* WHAT YOU NEED TO DO: Work through the data below and give the number of lines holding "this", nothing more.

— Begin EXERCISE DATA —

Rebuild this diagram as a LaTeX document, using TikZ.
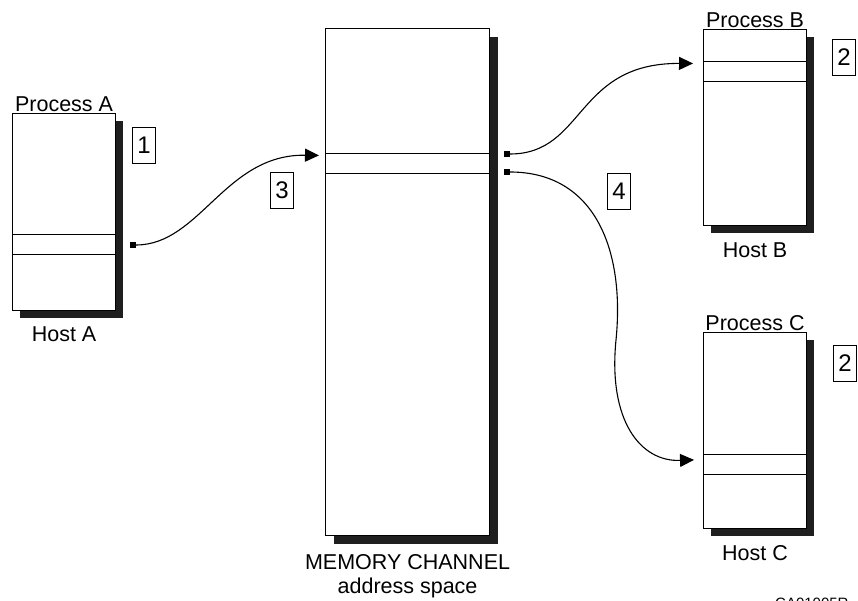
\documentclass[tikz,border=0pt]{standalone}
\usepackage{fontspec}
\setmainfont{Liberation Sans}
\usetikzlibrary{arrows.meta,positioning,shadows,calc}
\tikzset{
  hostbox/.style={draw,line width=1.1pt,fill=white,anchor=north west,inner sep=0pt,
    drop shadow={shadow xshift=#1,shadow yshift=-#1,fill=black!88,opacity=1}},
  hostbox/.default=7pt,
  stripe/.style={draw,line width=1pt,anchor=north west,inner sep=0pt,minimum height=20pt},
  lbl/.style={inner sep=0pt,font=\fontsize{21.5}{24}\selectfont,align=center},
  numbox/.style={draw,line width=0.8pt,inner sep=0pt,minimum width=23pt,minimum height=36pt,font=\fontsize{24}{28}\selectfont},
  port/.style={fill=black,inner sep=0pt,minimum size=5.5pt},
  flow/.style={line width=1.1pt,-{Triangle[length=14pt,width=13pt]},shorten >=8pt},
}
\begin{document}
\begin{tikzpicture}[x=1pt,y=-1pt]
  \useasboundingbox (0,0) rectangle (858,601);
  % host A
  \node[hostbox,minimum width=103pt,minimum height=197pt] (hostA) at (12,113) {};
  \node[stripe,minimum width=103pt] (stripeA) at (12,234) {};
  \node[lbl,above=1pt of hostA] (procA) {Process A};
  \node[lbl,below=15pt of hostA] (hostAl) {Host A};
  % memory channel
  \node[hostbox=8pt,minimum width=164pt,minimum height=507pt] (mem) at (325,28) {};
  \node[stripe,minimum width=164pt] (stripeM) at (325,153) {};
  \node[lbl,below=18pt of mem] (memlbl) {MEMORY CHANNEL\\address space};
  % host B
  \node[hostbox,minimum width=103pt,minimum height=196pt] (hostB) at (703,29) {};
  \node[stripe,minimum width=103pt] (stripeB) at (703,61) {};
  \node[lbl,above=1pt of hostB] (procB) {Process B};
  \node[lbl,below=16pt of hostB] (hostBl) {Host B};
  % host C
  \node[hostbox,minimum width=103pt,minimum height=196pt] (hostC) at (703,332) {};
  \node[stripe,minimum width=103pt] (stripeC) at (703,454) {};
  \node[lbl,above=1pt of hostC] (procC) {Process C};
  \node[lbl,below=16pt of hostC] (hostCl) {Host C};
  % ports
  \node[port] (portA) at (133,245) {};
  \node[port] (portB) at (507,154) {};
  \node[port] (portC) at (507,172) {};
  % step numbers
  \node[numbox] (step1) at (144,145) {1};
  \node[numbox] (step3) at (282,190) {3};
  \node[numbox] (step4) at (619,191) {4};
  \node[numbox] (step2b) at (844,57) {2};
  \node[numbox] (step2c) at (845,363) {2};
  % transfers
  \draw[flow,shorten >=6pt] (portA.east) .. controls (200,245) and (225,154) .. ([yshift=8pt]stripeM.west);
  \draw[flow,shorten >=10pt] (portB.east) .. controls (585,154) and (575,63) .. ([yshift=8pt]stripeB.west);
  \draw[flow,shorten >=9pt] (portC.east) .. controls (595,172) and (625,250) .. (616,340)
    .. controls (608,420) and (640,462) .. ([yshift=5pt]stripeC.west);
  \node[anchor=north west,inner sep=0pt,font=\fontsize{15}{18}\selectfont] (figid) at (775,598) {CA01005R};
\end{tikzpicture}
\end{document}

— End EXERCISE DATA —
— Begin EXERCISE DATA —

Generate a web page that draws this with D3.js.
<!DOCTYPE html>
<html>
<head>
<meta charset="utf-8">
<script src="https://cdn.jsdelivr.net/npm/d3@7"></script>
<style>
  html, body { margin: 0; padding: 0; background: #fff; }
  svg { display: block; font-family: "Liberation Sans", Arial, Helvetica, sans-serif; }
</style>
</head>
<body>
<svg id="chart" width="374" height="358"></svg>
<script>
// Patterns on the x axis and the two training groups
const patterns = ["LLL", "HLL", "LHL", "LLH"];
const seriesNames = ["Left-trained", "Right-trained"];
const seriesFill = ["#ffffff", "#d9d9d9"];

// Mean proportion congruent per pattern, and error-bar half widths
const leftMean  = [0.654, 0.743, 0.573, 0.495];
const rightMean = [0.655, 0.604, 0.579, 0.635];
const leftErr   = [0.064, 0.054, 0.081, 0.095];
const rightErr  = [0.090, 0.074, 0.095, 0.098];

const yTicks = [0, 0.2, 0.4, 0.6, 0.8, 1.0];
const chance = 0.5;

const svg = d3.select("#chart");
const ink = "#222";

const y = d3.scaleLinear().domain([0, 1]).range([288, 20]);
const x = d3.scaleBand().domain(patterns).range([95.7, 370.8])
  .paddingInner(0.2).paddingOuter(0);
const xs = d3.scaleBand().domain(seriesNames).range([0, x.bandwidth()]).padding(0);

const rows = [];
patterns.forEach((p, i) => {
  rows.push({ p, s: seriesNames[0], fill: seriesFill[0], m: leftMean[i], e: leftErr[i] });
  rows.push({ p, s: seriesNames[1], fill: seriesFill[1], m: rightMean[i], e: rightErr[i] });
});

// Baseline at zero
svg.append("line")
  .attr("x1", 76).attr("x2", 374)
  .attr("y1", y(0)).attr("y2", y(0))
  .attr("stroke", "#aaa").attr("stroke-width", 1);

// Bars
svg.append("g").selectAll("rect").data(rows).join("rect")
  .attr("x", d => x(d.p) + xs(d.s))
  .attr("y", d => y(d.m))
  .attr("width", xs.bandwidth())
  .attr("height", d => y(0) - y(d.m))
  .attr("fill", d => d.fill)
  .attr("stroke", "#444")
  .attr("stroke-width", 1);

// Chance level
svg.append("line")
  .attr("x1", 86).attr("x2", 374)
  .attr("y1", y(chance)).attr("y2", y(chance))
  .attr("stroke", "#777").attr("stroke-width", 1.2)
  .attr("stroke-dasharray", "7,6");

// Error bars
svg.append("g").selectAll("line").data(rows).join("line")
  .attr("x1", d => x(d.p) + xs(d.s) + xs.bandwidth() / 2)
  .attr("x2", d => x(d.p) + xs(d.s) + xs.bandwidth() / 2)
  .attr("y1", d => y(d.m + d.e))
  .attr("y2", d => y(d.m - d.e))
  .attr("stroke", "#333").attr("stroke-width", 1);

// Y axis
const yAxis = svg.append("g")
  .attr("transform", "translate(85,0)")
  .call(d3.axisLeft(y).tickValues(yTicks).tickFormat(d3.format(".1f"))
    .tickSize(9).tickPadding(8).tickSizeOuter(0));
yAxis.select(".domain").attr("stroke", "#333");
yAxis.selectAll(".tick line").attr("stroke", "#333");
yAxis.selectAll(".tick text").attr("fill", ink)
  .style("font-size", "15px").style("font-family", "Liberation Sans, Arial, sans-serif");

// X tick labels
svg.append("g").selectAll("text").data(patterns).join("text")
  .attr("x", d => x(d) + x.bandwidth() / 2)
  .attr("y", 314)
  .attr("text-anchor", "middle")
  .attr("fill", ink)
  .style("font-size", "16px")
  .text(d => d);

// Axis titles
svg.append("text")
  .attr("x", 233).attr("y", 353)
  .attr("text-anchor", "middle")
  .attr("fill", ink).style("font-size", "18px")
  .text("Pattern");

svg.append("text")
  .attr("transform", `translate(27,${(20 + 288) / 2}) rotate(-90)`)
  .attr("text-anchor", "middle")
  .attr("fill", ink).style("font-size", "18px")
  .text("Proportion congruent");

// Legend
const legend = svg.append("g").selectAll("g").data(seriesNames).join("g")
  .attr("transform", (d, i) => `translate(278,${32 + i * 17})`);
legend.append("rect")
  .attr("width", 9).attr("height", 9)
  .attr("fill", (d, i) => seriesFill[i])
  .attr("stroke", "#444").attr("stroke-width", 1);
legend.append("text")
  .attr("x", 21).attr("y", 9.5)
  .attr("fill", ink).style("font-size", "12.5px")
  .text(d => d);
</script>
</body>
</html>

— End EXERCISE DATA —

* COMPLETE OUTPUT: 2